失敗を自分の責任として受け入れることは、自尊心に傷をつける可能性があります。そのため、無意識のうちに外部要因に原因を求めることで、心理的な安定を図ろうとするのです。これは人間にとって自然な防御反応といえるでしょう。
②確証バイアスとの相互作用で強化される
自己奉仕バイアスは、確証バイアスと相互に影響し合いながら強化されます。確証バイアスとは、自分の信念や仮説を支持する情報ばかりに注目し、それに反する情報を無視したり軽視したりする傾向のことです。
例えば、プロジェクトが失敗した際、自分に不利な情報(準備不足、判断ミスなど)は見過ごし、外部要因(市場の変化、競合の動向など)ばかりに注目してしまいます。このように、都合の良い情報だけを集めることで、自己奉仕バイアスがより強固になっていくのです。
③日常的な思考パターンとして現れる具体例
自己奉仕バイアスは、私たちの日常の思考パターンに深く根ざしています。以下のような対比で考えてみると、その傾向がよく分かります。

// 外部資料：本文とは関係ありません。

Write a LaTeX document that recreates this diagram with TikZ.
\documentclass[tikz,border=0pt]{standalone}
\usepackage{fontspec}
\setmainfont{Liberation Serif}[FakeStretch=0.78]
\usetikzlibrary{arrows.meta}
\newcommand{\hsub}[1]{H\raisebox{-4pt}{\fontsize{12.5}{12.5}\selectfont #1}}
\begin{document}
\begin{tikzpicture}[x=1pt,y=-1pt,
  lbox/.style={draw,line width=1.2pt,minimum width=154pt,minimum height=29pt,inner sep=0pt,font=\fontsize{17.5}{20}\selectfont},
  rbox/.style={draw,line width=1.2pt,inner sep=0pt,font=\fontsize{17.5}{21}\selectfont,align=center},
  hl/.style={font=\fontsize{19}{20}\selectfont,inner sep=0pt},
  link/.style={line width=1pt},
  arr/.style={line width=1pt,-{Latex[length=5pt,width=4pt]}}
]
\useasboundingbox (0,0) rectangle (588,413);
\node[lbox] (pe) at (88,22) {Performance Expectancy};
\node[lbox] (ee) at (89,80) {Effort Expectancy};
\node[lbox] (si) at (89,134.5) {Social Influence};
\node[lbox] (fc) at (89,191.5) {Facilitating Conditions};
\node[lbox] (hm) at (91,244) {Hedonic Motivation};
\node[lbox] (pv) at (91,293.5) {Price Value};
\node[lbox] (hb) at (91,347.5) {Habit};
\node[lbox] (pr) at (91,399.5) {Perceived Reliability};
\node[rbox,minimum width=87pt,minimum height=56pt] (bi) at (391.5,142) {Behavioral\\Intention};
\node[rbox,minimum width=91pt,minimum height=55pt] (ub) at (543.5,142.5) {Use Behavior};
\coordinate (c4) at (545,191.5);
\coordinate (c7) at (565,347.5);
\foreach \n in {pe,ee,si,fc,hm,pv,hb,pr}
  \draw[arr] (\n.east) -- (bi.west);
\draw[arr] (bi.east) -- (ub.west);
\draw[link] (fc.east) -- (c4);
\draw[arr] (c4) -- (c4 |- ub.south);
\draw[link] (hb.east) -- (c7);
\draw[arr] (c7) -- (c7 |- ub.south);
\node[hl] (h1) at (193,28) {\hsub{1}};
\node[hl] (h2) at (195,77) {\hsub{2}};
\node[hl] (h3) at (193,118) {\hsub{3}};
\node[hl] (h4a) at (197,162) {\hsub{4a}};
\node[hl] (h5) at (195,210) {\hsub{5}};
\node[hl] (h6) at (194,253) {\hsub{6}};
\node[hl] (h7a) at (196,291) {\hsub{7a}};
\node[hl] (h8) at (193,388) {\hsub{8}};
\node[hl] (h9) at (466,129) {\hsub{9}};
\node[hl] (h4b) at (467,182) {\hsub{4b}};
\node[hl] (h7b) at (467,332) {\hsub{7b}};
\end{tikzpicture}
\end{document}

「人が時間をかけるのは要領が悪いから、自分が時間をかけるのは丁寧にやっているから」 「人がやらないのは怠慢だから、自分がやらないのは忙しいから」 「人が出世したのは運が良かったから、自分が出世したのは頑張ったから」
このように、同じ現象でも、他人のことは厳しく評価し、自分のことは好意的に解釈する傾向があります。これこそが自己奉仕バイアスの典型的な現れ方なのです。
自己奉仕バイアスを実務で活かす方法 - 対策と予防で組織力を向上させる
自己奉仕バイアスは人間の根本的な心理傾向なので、完全になくすことは困難です。しかし、その存在を認識し、適切な対策を講じることで、ビジネスにおける悪影響を最小限に抑えることができます。
①交渉場面での対策と活用方法
交渉においては、自己奉仕バイアスが双方の立場を極端にし、妥結を困難にすることがあります。例えば、損害賠償の交渉では、被害者側は損害額を過大に評価し、加害者側は過小に評価する傾向があります。

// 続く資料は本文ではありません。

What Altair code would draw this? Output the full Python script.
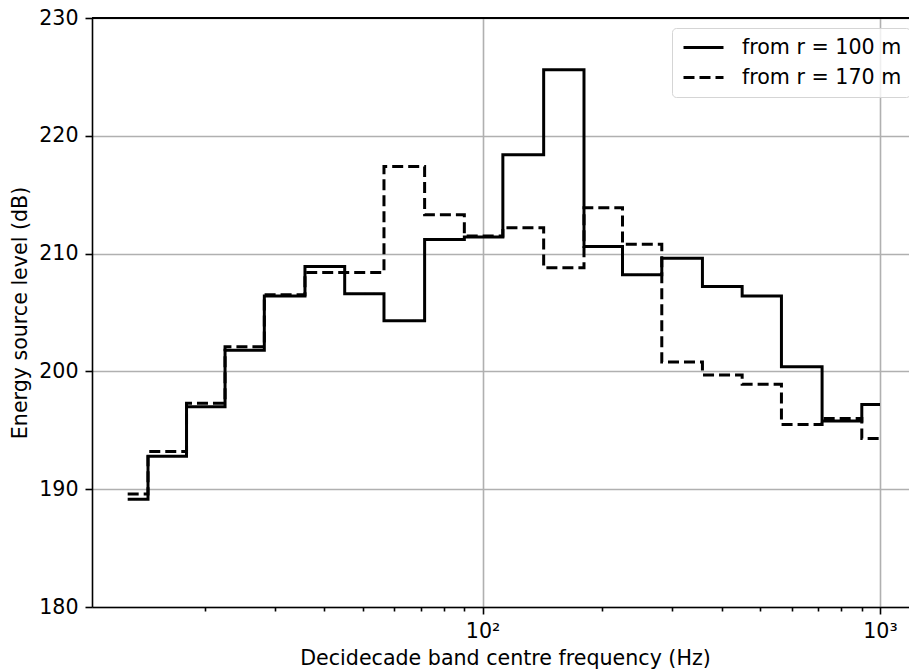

このような状況では、第三者的な視点を導入することが効果的です。客観的なデータや専門家の意見を参考にしたり、中立的な立場の人に仲裁を依頼したりすることで、バイアスの影響を軽減できます。
また、相手の立場に立って考える「視点変換」の練習も有効です。相手がなぜそのような主張をするのか、その背景にある合理的な理由を理解しようとする姿勢が、建設的な交渉につながります。
②マネジメントシーンでの実践的アプローチ
MBO(目標管理制度)などの評価場面では、上司と部下の双方に自己奉仕バイアスが働きやすくなります。上司は部下の失敗を個人の能力不足に帰属させがちですし、部下は失敗を外部要因のせいにしようとします。
効果的なマネジメントのためには、まず相手の言い分を十分に聞き、共感を示すことが重要です。その上で、質問を通じて一緒に真の原因を探っていく姿勢が求められます。「なぜそうなったと思う?」「他にどんな要因が考えられる?」といった開放的な質問により、建設的な振り返りを促すことができます。
さらに、定期的な360度評価や匿名でのフィードバック制度を導入することで、より客観的な評価環境を作り出すことも有効です。複数の視点からの情報を得ることで、バイアスの影響を軽減し、より公正で建設的な評価が可能になります。